OB Frank Nopper (CDU), flankiert von Baubürgermeister Peter Pätzold (Grüne) und OB-Referentin Andrea Klett-Eininger, sprach sich am Dienstag im S-21-Ausschuss des Gemeinderates vehement gegen den auch nur temporären Erhalt oberirdischer Gleise aus. Klett-Eininger sieht darin einen Türöffner für einen Kombibahnhof (den die SPD ablehnt), Pätzold den geplanten Wohnungsbau massiv tangiert. „Dazu brauche ich keine Untersuchung, egal, wo zwei Gleise liegen blieben“, sagte der Baubürgermeister.

Nopper will das Thema auf einem Gäubahn-Gipfel besprechen, zu dem er für den 14. Juli ins Rathaus einlade. Das verwunderte FDP-Rat Armin Serwani (FDP), denn ein Treffen dieser Art ist seit vergangener Woche für den 19. Juli in Böblingen avisiert, und zwar von Bundesverkehrsstaatssekretär Michael Theurer (FDP). Serwani sagte zu dieser möglichen Doppelung: „Zwei Termine brauchen wir ja wohl nicht.“

Stadt folgt eigenem Gutachten nicht

In einem von der Stadt beauftragten Gutachten hatte die Berliner Kanzlei WMRC bereits vor 19 Monaten festgestellt, dass die DB für die Panoramastrecke ein Stilllegungsverfahren beantragen müsse. Dem folgt Klett-Einiger nicht. Die bisherigen Orte blieben ja erreichbar. Sie sieht damit Kriterien eines Urteils des Bundesverwaltungsgerichts aus einem früheren S-21-Verfahren erfüllt. Das Gericht lehnte ein Stilllegungsverfahren ab. WMRC war dieses Urteil bekannt. Wenn „jemand anders die Strecke übernimmt, besteht die Gefahr, dass ein Dritter den Bahnbetrieb dort dauerhaft belässt“, so Klett-Eininger. Das sei ein Risiko für die Stadt. Die Referentin empfiehlt die von Michael Theurer vorgeschlagene Lösung, nämlich die Gäubahn-Führung ab Horb über Tübingen. Dazu „müsste lediglich diese Strecke elektrifiziert werden“, sagte sie.

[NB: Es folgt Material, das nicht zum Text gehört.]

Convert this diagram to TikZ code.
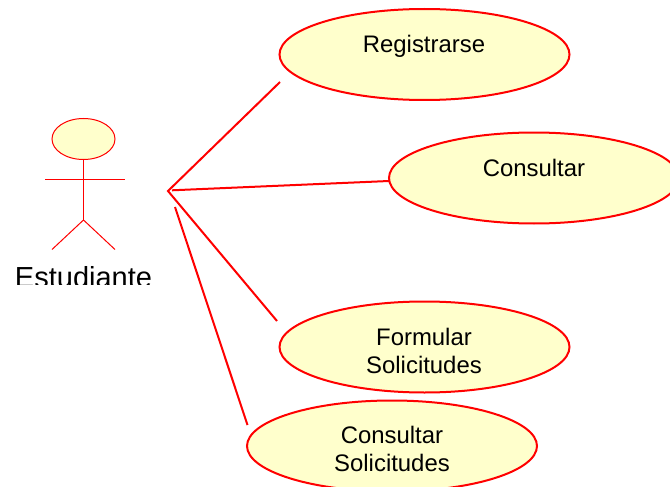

Das WMRC-Gutachten war den Bürgervertretern bis vorige Woche vorenthalten worden. Ein Umstand, den Christoph Ozasek (Puls) scharf kritisierte. Die Verwaltung sitze auf „Herrschaftswissen“. Nun sei klar, warum. „Sie haben den Städtebau gegen die Panoramabahn abgewogen“, so Ozasek. Die DB AG lasse die Strecke „runterkommen“, die Stadt nehme dazu keine Haltung ein und wolle am 18. Juli mit den S-21-Partnern den Finanzierungsvertrag zugunsten des Pfaffensteigtunnels ändern. „Wir brauchen eine Rettungsmission für die Panoramabahn. An die Vertragsänderung muss ihr Erhalt geknüpft werden“, fordert Ozasek. Der Wohnungsbau auf dem alten Gleisgelände werde erst in den 30er-Jahren stattfinden, so Michael Jantzer, Gäubahnkunden hätten ein „berechtigtes Interesse“, Stuttgart direkt zu erreichen, eine Prüfung für zwei Gleise sei daher richtig.

Strecke für S-Bahn wichtig

Der Weiterbetrieb der Panoramastrecke sei auch für die S-Bahn wichtig, der sie als Ausweichstrecke dient, sagte Petra Rühle für die Grünen. Die Deutsche Bahn müsse die Strecke instandhalten und sanieren, der Weg über Tübingen sei keine Lösung. Die Gäubahn zum Kopfbahnhof schaffe leistungsfähigen Bahnverkehr statt eines zu kleinen S-21-Halts, sagte Hannes Rockenbauch (Linksbündnis), das sei notwendiger Klimaschutz, man müsse die Verkehrswende beschleunigen. Es sei nun offenbar geworden, dass die Rechtslage der Verwaltungsspitze Probleme bereite. Die SPD will mit dem Ökolager erörtern, ob sie den externen Prüfauftrag für einen Interimshalt im Kopfbahnhof in einem anderen Ausschuss zur Abstimmung stellt.